I remember this road, north-south through Poughkeepsie, the place that schooled me, as a country road through farmland. But that was in ancient times.
Today I was on a secret mission, as Santa's elf, to H&M at Poughkeepsie Galleria Mall. As I turned in to the lot, it struck me right between the eyes: Jeez, is man complicated! To have made all this--and there was a heck of a lot of "this."
I should have felt slightly sick, slightly guilty. I should have boycotted the relentless commerce, the destructive commerce, the blinding, empty commerce. But I did not. Or at least, part of me did not; another part, counterposed, did. In other words, I am a stone hypocrite. I like my little luxuries, aka unnecessary stuff. I like buying presents for people who also like luxuries. I like shopping at the fancy-foods store (hey, all you really need to live perfectly fine is oatmeal), the one that grew from the seed of the primitive vegetable stand that we used to visit in college. Now it is our area's only source for triple-creme cheeses and European cookies. And instead of bemoaning the loss of an impossibly humble, genuine and real bit of history, I am pleased as punch it's here.

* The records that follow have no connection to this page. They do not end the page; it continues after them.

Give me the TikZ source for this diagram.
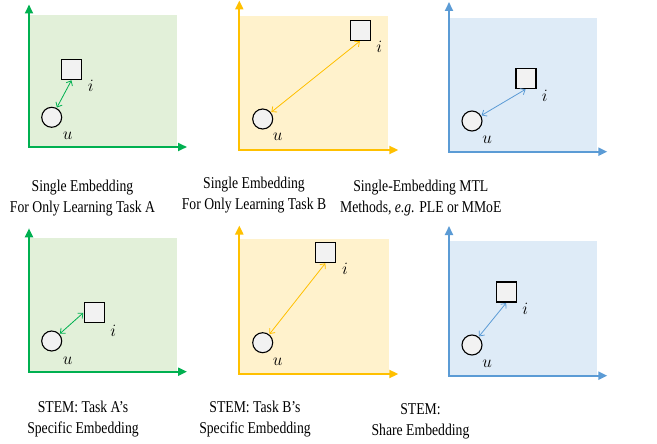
\documentclass[tikz,border=0pt]{standalone}
\usepackage{fontspec}
\usetikzlibrary{arrows.meta}
\setmainfont{Liberation Serif}
\newfontfamily\capfont[FakeStretch=0.83]{Liberation Serif}
\definecolor{gAx}{HTML}{00B050}
\definecolor{gBg}{HTML}{E2F0D9}
\definecolor{yAx}{HTML}{FFC000}
\definecolor{yBg}{HTML}{FFF2CC}
\definecolor{bAx}{HTML}{5B9BD5}
\definecolor{bBg}{HTML}{DEEBF7}
\definecolor{shp}{HTML}{F2F2F2}
\tikzset{
  axisline/.style={line width=2pt, line join=miter, {Triangle[length=9pt,width=8pt]}-{Triangle[length=9pt,width=8pt]}},
  unode/.style={circle, draw=black, line width=1.1pt, fill=shp, minimum size=20pt, inner sep=0pt},
  inode/.style={rectangle, draw=black, line width=1.1pt, fill=shp, minimum size=20pt, inner sep=0pt},
  lbl/.style={inner sep=0pt, font=\fontsize{16}{16}\selectfont},
  link/.style={line width=0.8pt, {Straight Barb[length=4pt,width=7pt]}-{Straight Barb[length=4pt,width=7pt]}, shorten <=0.5pt, shorten >=0.5pt},
  caption/.style={align=center, inner sep=0pt, font=\capfont\fontsize{16.5}{21}\selectfont}
}
\begin{document}
\begin{tikzpicture}[x=1pt,y=-1pt]
\useasboundingbox (0,0) rectangle (657,444);
% backgrounds
\fill[gBg] (29,14.7) rectangle (176.7,146.7);
\fill[yBg] (239.3,15.7) rectangle (387.7,150);
\fill[bBg] (449,18.3) rectangle (596.7,151.7);
\fill[gBg] (29,238.3) rectangle (176.7,371.7);
\fill[yBg] (239.3,239) rectangle (389,374);
\fill[bBg] (449,240.7) rectangle (596.7,375.7);
% axes
\coordinate (o1) at (29,147); \coordinate (ya1) at (29,4.5); \coordinate (xa1) at (187,147);
\coordinate (o2) at (239.3,150); \coordinate (ya2) at (239.3,0.5); \coordinate (xa2) at (398.3,150);
\coordinate (o3) at (449,151.7); \coordinate (ya3) at (449,2); \coordinate (xa3) at (607.3,151.7);
\coordinate (o4) at (29,371.7); \coordinate (ya4) at (29,228.3); \coordinate (xa4) at (187,371.7);
\coordinate (o5) at (239.3,374); \coordinate (ya5) at (239.3,225.5); \coordinate (xa5) at (398.3,374);
\coordinate (o6) at (449,375.7); \coordinate (ya6) at (449,226); \coordinate (xa6) at (607.3,375.7);
\draw[axisline, draw=gAx] (ya1) -- (o1) -- (xa1);
\draw[axisline, draw=yAx] (ya2) -- (o2) -- (xa2);
\draw[axisline, draw=bAx] (ya3) -- (o3) -- (xa3);
\draw[axisline, draw=gAx] (ya4) -- (o4) -- (xa4);
\draw[axisline, draw=yAx] (ya5) -- (o5) -- (xa5);
\draw[axisline, draw=bAx] (ya6) -- (o6) -- (xa6);
% panel 1
\node[inode] (i1) at (71.7,69.3) {};
\node[unode] (u1) at (51.7,117.3) {};
\node[lbl] (li1) at (90.7,86) {$i$};
\node[lbl] (lu1) at (67.7,136) {$u$};
\draw[link, draw=gAx] (u1) -- (i1.south);
% panel 2
\node[inode] (i2) at (360.3,30.3) {};
\node[unode] (u2) at (262.7,119) {};
\node[lbl] (li2) at (379.3,47.3) {$i$};
\node[lbl] (lu2) at (277.7,136.7) {$u$};
\draw[link, draw=yAx] (u2) -- (i2.south);
% panel 3
\node[inode] (i3) at (526,78.5) {};
\node[unode] (u3) at (472,121) {};
\node[lbl] (li3) at (544.7,95.7) {$i$};
\node[lbl] (lu3) at (487.3,139.3) {$u$};
\draw[link, draw=bAx] (u3) -- (i3.south);
% panel 4
\node[inode] (i4) at (94.2,312.5) {};
\node[unode] (u4) at (51.7,341) {};
\node[lbl] (li4) at (113.3,330.7) {$i$};
\node[lbl] (lu4) at (67.7,360.7) {$u$};
\draw[link, draw=gAx] (u4) -- (i4.west);
% panel 5
\node[inode] (i5) at (325.7,252.3) {};
\node[unode] (u5) at (262.7,342.7) {};
\node[lbl] (li5) at (345,269) {$i$};
\node[lbl] (lu5) at (277.7,361.7) {$u$};
\draw[link, draw=yAx] (u5) -- (i5.south);
% panel 6
\node[inode] (i6) at (506.5,292) {};
\node[unode] (u6) at (472,345) {};
\node[lbl] (li6) at (525.3,309) {$i$};
\node[lbl] (lu6) at (487.3,364) {$u$};
\draw[link, draw=bAx] (u6) -- (i6.south);
% captions
\node[caption] (c1) at (82.5,198.3) {Single Embedding\\For Only Learning Task A};
\node[caption] (c2) at (254,195.4) {Single Embedding\\For Only Learning Task B};
\node[caption] (c3) at (420.8,198.3) {Single-Embedding MTL\\Methods, \textit{e.g.} PLE or MMoE};
\node[caption] (c4) at (83,419.3) {STEM: Task A’s\\Specific Embedding};
\node[caption] (c5) at (255,419.3) {STEM: Task B’s\\Specific Embedding};
\node[caption] (c6) at (420.5,421.6) {STEM:\\Share Embedding};
\end{tikzpicture}
\end{document}
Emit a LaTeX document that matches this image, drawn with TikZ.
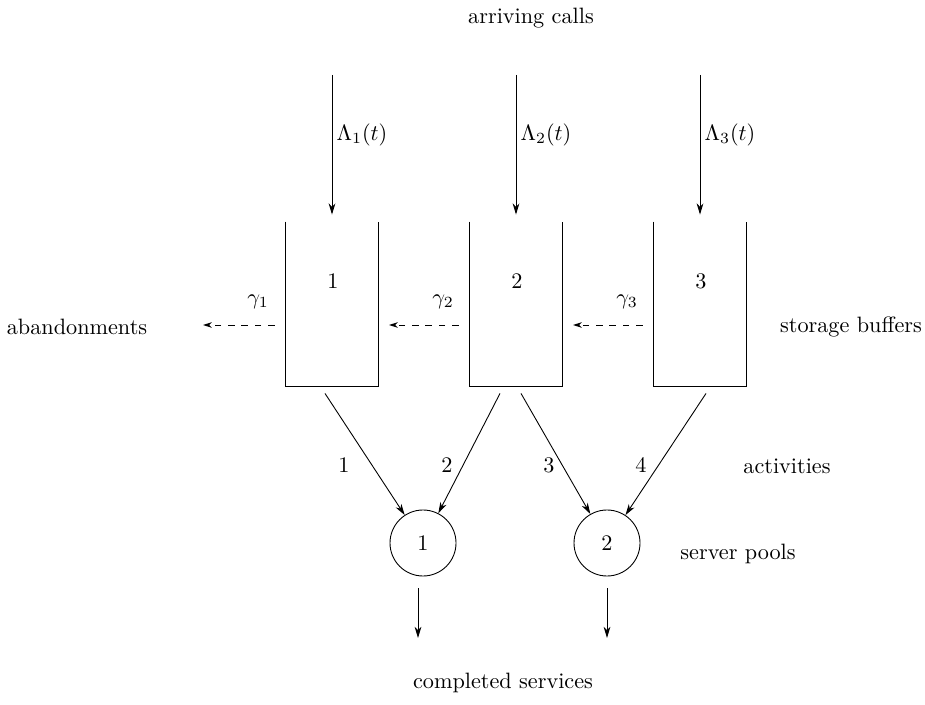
\documentclass[tikz,border=0pt]{standalone}
\usepackage{amsmath,amssymb}
\usepackage{tikz}
\usetikzlibrary{calc,arrows.meta}

\tikzset{
  flow/.style={-{Stealth[length=5pt,width=3pt,inset=1.5pt]}},
  lost/.style={dashed,-{Stealth[length=4pt,width=2.5pt]}},
  buffer/.style={minimum width=41.4pt,minimum height=73.8pt,inner sep=0pt},
  pool/.style={draw,circle,minimum size=29.7pt,inner sep=0pt}
}

\begin{document}
\begin{tikzpicture}[x=0.45pt,y=-0.45pt]
        \useasboundingbox (0,0) rectangle (925,705);

        % top and bottom texts
        \node (calls) at (531,18) {arriving calls};
        \node (done) at (503,683) {completed services};
        \node (aband) at (77,327) {abandonments};
        \node (store) at (851,327) {storage buffers};
        \node (acts) at (787,466) {activities};
        \node (pools) at (738,554) {server pools};

         % buffers
        \node[buffer] (b1) at (332,304) {};
        \node[buffer] (b2) at (516,304) {};
        \node[buffer] (b3) at (700,304) {};
        \foreach \b in {b1,b2,b3}
          \draw (\b.north west) -- (\b.south west) -- (\b.south east) -- (\b.north east);
        \node (n1) at (333,281) {1};
        \node (n2) at (517,281) {2};
        \node (n3) at (701,281) {3};

         % arrivals
        \coordinate (in1) at (332,75);
        \coordinate (in2) at (516,75);
        \coordinate (in3) at (700,75);
        \draw[flow] (in1) -- ($(b1.north)+(0,-7)$);
        \draw[flow] (in2) -- ($(b2.north)+(0,-7)$);
        \draw[flow] (in3) -- ($(b3.north)+(0,-7)$);
        \node (lam1) at (362,135) {$\Lambda_1(t)$};
        \node (lam2) at (546,135) {$\Lambda_2(t)$};
        \node (lam3) at (730,135) {$\Lambda_3(t)$};

         % abandonments
        \coordinate (out1) at (203,325);
        \coordinate (out2) at (389,325);
        \coordinate (out3) at (573,325);
        \draw[lost] ($(b1.west)+(-11,21)$) -- (out1);
        \draw[lost] ($(b2.west)+(-11,21)$) -- (out2);
        \draw[lost] ($(b3.west)+(-11,21)$) -- (out3);
        \node (g1) at (258,302) {$\gamma_1$};
        \node (g2) at (443,302) {$\gamma_2$};
        \node (g3) at (627,302) {$\gamma_3$};

         % server pools
        \node[pool] (p1) at (423,543) {1};
        \node[pool] (p2) at (607,543) {2};

         % activities
        \draw[flow] ($(b1.south)+(-7,7)$) -- (p1);
        \draw[flow] ($(b2.south)+(-16,7)$) -- (p1);
        \draw[flow] ($(b2.south)+(5,7)$) -- (p2);
        \draw[flow] ($(b3.south)+(6,7)$) -- (p2);
        \node (a1) at (344,465) {1};
        \node (a2) at (447,465) {2};
        \node (a3) at (549,465) {3};
        \node (a4) at (641,465) {4};

         % services
        \coordinate (s1) at (418,638);
        \coordinate (s2) at (607,638);
        \draw[flow] ($(p1.south)+(-5,12)$) -- (s1);
        \draw[flow] ($(p2.south)+(0,12)$) -- (s2);
\end{tikzpicture}
\end{document}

Last night, I went to church for Christmas Eve service. I loved seeing the candles glittering in the windows with dark night beyond, the scent of the undecorated firs flanking the altar, the choir singing and the organ vibrating the floor beneath my feet. I loved the message from the pulpit as well the place in which it was delivered--love; compassion; empathy; look past the stuff, into the heart--even though to do so was another manifestation of my hypocrisy, for I am an atheist.
For the human animal, maybe hypocrisy is a font of richness. For this particular human animal, it is the beginning of a happy dissonance, one that resonates like bells, with their sound that goes on after the metal is struck. Their sound that says, This is joy.